Sunday, March 25, 2018

Border Patrol Fights Back


The following article appeared in Frontpage Magazine on March 23rd

U.S. officials are refusing to hand over criminal aliens to California.


The U.S. Border Patrol is reportedly fighting back against California’s openly seditious statewide sanctuary laws by refusing to hand over illegal aliens with felony warrants to police in California.



This makes perfect sense, according to the law of unintended consequences. It is an appropriate, tactically innovative way to counter California’s ridiculous laws that seek to nullify federal immigration legislation.

Rodney Scott, the chief patrol agent in the Border Patrol’s San Diego sector, previously said that the Golden State’s sanctuary laws were making normal cooperation between his agency and local law enforcement difficult. 

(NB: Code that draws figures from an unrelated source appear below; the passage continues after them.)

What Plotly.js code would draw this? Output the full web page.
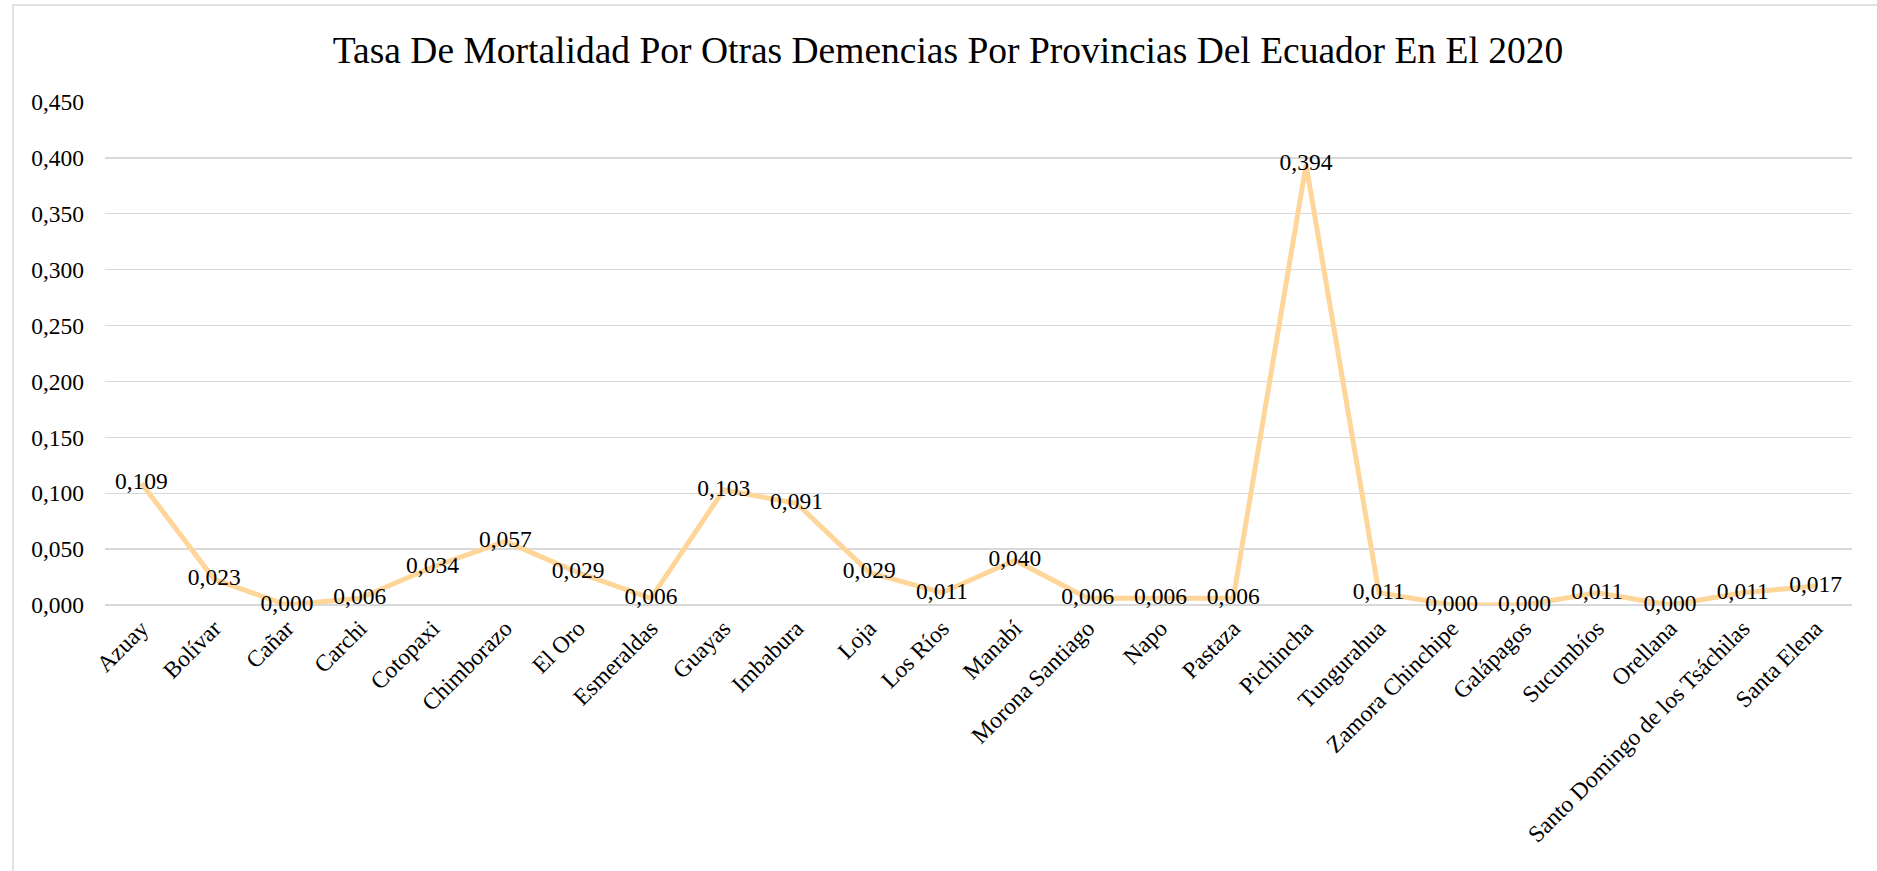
<!DOCTYPE html>
<html>
<head>
<meta charset="utf-8">
<script src="https://cdn.plot.ly/plotly-3.0.1.min.js"></script>
<style>html,body{margin:0;padding:0;background:#fff;}#chart{width:1877px;height:871px;}</style>
</head>
<body>
<div id="chart"></div>
<script>
const provincias = ["Azuay","Bolívar","Cañar","Carchi","Cotopaxi","Chimborazo","El Oro","Esmeraldas","Guayas","Imbabura","Loja","Los Ríos","Manabí","Morona Santiago","Napo","Pastaza","Pichincha","Tungurahua","Zamora Chinchipe","Galápagos","Sucumbíos","Orellana","Santo Domingo de los Tsáchilas","Santa Elena"];
const tasas = [0.109,0.023,0.000,0.006,0.034,0.057,0.029,0.006,0.103,0.091,0.029,0.011,0.040,0.006,0.006,0.006,0.394,0.011,0.000,0.000,0.011,0.000,0.011,0.017];
const yTicks = [0,0.05,0.1,0.15,0.2,0.25,0.3,0.35,0.4,0.45];
const titulo = "Tasa De Mortalidad Por Otras Demencias Por Provincias Del Ecuador En El 2020";

const FONT = "Liberation Serif, Times New Roman, serif";
const etiquetas = tasas.map(v => v.toFixed(3).replace('.', ','));

const W = 1877, H = 871, L = 105, R = 25, T = 102, B = 266;
const pw = W - L - R, ph = H - T - B;

Plotly.newPlot('chart', [{
  type: 'scatter',
  mode: 'lines+text',
  x: provincias,
  y: tasas,
  text: etiquetas,
  textposition: 'middle center',
  textfont: {family: FONT, size: 23.5, color: '#000'},
  line: {color: 'rgb(255,214,153)', width: 5},
  cliponaxis: false,
  hoverinfo: 'none'
}], {
  width: W, height: H,
  margin: {l: L, r: R, t: T, b: B},
  paper_bgcolor: '#fff', plot_bgcolor: '#fff',
  separators: ',.',
  showlegend: false,
  title: {
    text: titulo,
    font: {family: FONT, size: 37.5, color: '#000'},
    x: 948/W, xref: 'container', xanchor: 'center',
    y: 1 - 50/H, yref: 'container', yanchor: 'middle'
  },
  xaxis: {
    type: 'category',
    range: [-0.5, provincias.length - 0.5],
    tickangle: -45,
    tickfont: {family: FONT, size: 23.5, color: '#000'},
    showgrid: false, zeroline: false, showline: false,
    ticks: '', ticklabelstandoff: 4, fixedrange: true
  },
  yaxis: {
    range: [0, 0.45],
    tickvals: yTicks,
    tickformat: '.3f',
    tickfont: {family: FONT, size: 23.5, color: '#000'},
    gridcolor: '#d9d9d9', gridwidth: 1.3,
    zeroline: true, zerolinecolor: '#d9d9d9', zerolinewidth: 1.3,
    showline: false, ticks: '',
    ticklabelstandoff: 20,
    fixedrange: true
  },
  shapes: [{
    type: 'rect', xref: 'paper', yref: 'paper',
    x0: (13 - L) / pw, x1: (W + 20 - L) / pw,
    y0: (T + ph - (H + 20)) / ph, y1: (T + ph - 5) / ph,
    line: {color: '#d9d9d9', width: 1.5},
    fillcolor: 'rgba(0,0,0,0)', layer: 'below'
  }]
}, {displayModeBar: false, staticPlot: true});
</script>
</body>
</html>
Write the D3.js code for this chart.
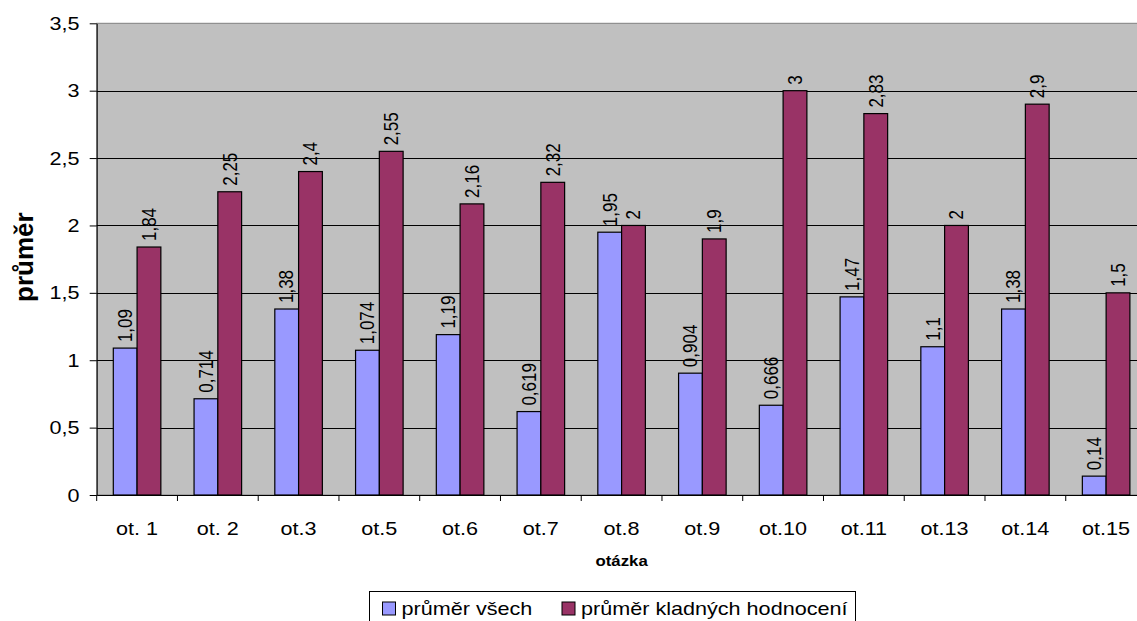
<!DOCTYPE html>
<html>
<head>
<meta charset="utf-8">
<script src="https://cdn.jsdelivr.net/npm/d3@7"></script>
<style>
  html, body { margin: 0; padding: 0; background: #fff; }
  svg { display: block; }
  text { font-family: "Liberation Sans", Arial, sans-serif; fill: #000; }
</style>
</head>
<body>
<svg id="chart" width="1137" height="621"></svg>
<script>
const categories = ["ot. 1","ot. 2","ot.3","ot.5","ot.6","ot.7","ot.8","ot.9","ot.10","ot.11","ot.13","ot.14","ot.15"];
const seriesNames = ["průměr všech", "průměr kladných hodnocení"];
const prumerVsech = [1.09, 0.714, 1.38, 1.074, 1.19, 0.619, 1.95, 0.904, 0.666, 1.47, 1.1, 1.38, 0.14];
const prumerKladnych = [1.84, 2.25, 2.4, 2.55, 2.16, 2.32, 2, 1.9, 3, 2.83, 2, 2.9, 1.5];
const yTicks = [0, 0.5, 1, 1.5, 2, 2.5, 3, 3.5];
const colors = ["#9999FF", "#993366"];

const svg = d3.select("#chart");
const SX = 1.2; // horizontal text stretch seen in reference
const pLeft = 96.7, pRight = 1146.5, pTop = 23.3, pBottom = 495;

const x = d3.scaleBand().domain(categories).range([pLeft, pRight]).padding(0);
const xs = d3.scaleBand().domain([0, 1]).range([16.6, x.bandwidth() - 16.6]).padding(0);
const y = d3.scaleLinear().domain([0, 3.5]).range([pBottom, pTop]);

const fmt = v => String(v).replace(".", ",");

// plot background
svg.append("rect").attr("x", pLeft).attr("y", pTop)
  .attr("width", pRight - pLeft).attr("height", pBottom - pTop)
  .attr("fill", "#C0C0C0").attr("stroke", "#808080").attr("stroke-width", 1);

// gridlines
svg.append("g").selectAll("line").data(yTicks.filter(t => t > 0 && t < 3.5)).join("line")
  .attr("x1", pLeft).attr("x2", pRight)
  .attr("y1", d => Math.round(y(d)) + 0.5).attr("y2", d => Math.round(y(d)) + 0.5)
  .attr("stroke", "#000").attr("stroke-width", 1);

// bars
const data = categories.map((c, i) => ({ c, vals: [prumerVsech[i], prumerKladnych[i]] }));
const groups = svg.append("g").selectAll("g").data(data).join("g")
  .attr("transform", d => `translate(${x(d.c)},0)`);
groups.selectAll("rect").data(d => d.vals.map((v, k) => ({ v, k }))).join("rect")
  .attr("x", d => xs(d.k)).attr("width", xs.bandwidth())
  .attr("y", d => y(d.v)).attr("height", d => y(0) - y(d.v))
  .attr("fill", d => colors[d.k]).attr("stroke", "#000").attr("stroke-width", 1.2);

// data labels (rotated)
const LF = 17;
groups.selectAll("text").data(d => d.vals.map((v, k) => ({ v, k }))).join("text")
  .attr("transform", d => {
    const cx = xs(d.k) + xs.bandwidth() / 2 + 0.716 * LF * SX / 2 - 0.5;
    return `translate(${cx},${y(d.v) - 6}) scale(${SX},1) rotate(-90)`;
  })
  .attr("font-size", LF)
  .attr("text-anchor", "start")
  .text(d => fmt(d.v));

// y axis
const yAxis = d3.axisLeft(y).tickValues(yTicks).tickSize(7).tickSizeOuter(0).tickFormat(fmt);
const yg = svg.append("g").attr("transform", `translate(${pLeft},0)`).call(yAxis);
yg.select(".domain").attr("stroke", "#000");
yg.selectAll(".tick line").attr("stroke", "#000");
yg.selectAll(".tick text").remove();
svg.append("g").selectAll("text").data(yTicks).join("text")
  .attr("transform", d => `translate(79.5,${y(d) + 6.5}) scale(${SX},1)`)
  .attr("font-size", 18).attr("text-anchor", "end")
  .text(fmt);

// x axis
const xAxis = d3.axisBottom(x).tickSize(0).tickSizeOuter(0);
const xg = svg.append("g").attr("transform", `translate(0,${pBottom})`).call(xAxis);
xg.select(".domain").attr("stroke", "#000");
xg.selectAll(".tick text").remove();
svg.append("g").selectAll("line").data(categories.concat(["__end"])).join("line")
  .attr("x1", (d, i) => pLeft + i * x.bandwidth()).attr("x2", (d, i) => pLeft + i * x.bandwidth())
  .attr("y1", pBottom).attr("y2", pBottom + 6).attr("stroke", "#000");
svg.append("g").selectAll("text").data(categories).join("text")
  .attr("transform", d => `translate(${x(d) + x.bandwidth() / 2},535) scale(${SX},1)`)
  .attr("font-size", 18).attr("text-anchor", "middle")
  .text(d => d);

// axis titles
svg.append("text")
  .attr("transform", `translate(${(pLeft + pRight) / 2},566) scale(${SX},1)`)
  .attr("font-size", 14).attr("font-weight", "bold").attr("text-anchor", "middle")
  .text("otázka");
svg.append("text")
  .attr("transform", `translate(32.5,${(pTop + pBottom) / 2 - 2}) rotate(-90)`)
  .attr("font-size", 26).attr("font-weight", "bold").attr("text-anchor", "middle")
  .text("průměr");

// legend
const lg = svg.append("g");
lg.append("rect").attr("x", 369.5).attr("y", 591.5).attr("width", 486).attr("height", 40)
  .attr("fill", "#fff").attr("stroke", "#000").attr("stroke-width", 1);
const legendX = [382.5, 562];
seriesNames.forEach((s, i) => {
  lg.append("rect").attr("x", legendX[i]).attr("y", 602).attr("width", 13).attr("height", 13)
    .attr("fill", colors[i]).attr("stroke", "#000").attr("stroke-width", 1);
  lg.append("text")
    .attr("transform", `translate(${legendX[i] + 19},615) scale(${SX},1)`)
    .attr("font-size", 18).text(s);
});
</script>
</body>
</html>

This is because California now largely forbids cooperation with federal immigration authorities, a violation of the U.S. Constitution’s Supremacy Clause. State law there now imposes draconian restrictions on communication between local police and federal immigration enforcement, including information regarding when criminal aliens are scheduled to be released from local jails.

According to the Daily Caller, Scott recently entered into evidence a declaration in support of the U.S. Department of Justice’s lawsuit aimed at California’s reckless sanctuary state laws. 

In the declaration Scott recounted several instances in which San Diego sector border agents determined that they could not hand over custody of a criminal alien to local law enforcement because local officials could not be trusted to return the alien to federal custody after processing by the courts.
Rodney Scott

According to the news report:

“In each instance, the Border Patrol Agent determined it was not appropriate, consistent with his or her federal responsibilities to ensure the enforcement of immigration law, to release a criminal alien to the state and local law enforcement,” Scott said in a court declaration. “This was because, although the alien was subject to removal, if released to California law enforcement, the alien would ultimately be released into the public.”

So now Border Patrol agents, unlike California officials, are putting the public interest first. This effort aimed at the lawlessness of sanctuary jurisdictions is something that patriotic Americans should applaud.

For years jailers in California and other liberal states have been refusing to honor detainer requests from U.S. Immigration and Customs and Enforcement (ICE), often with disastrous results.

Felon and serial deportee Jose Inez Garcia Zarate killed Kate Steinle, 32, on July 1, 2015, after then-San Francisco sheriff Ross Mirkarimi (D), a wife-beating, driver license-suspended, gun permit-revoked, illegal alien-loving radical leftist ignored a detainer notice and put the Mexican national back on the streets.

Since Steinle’s untimely death, others have been killed by illegal aliens freed by detention centers that refused to respect ICE detainers, according to a long list compiled by Senate Judiciary Committee Chairman Chuck Grassley (R-Iowa).
Zarate

For example, in July 2016, Marilyn Pharis, 64, was raped, tortured, and murdered in her home in Santa Maria, Calif., allegedly by illegal alien Victor Aureliano Martinez Ramirez, a Mexican national, after a detainer was ignored and he was released from jail.

Two months later Danny Centeno-Miranda, 17, of Loudoun County, Va., was murdered by illegal alien Jose Espinosa De Dios, a citizen of Mexico, after the perpetrator was set free when a detainer was ignored.

Meanwhile, some local governments are revolting against California’s sanctuary laws.

After Los Alamitos in Orange County preliminarily approved a local ordinance defying the state law and filed an amicus curiae brief in the U.S. Department of Justice lawsuit against California, officials in Orange County and other cities say they may also opt out of the sanctuary state law. Officials in Aliso Viejo and Buena Park and up to another dozen localities are also considering opting out.

"This is important for us, for our city, for our community," Warren Kusumoto (R), the mayor pro tempore of Los Alamitos and author of the ordinance said. "We are a little city in Orange County, but we're tired of things coming out of Sacramento that just don't make sense, and now others are telling us they feel the same way."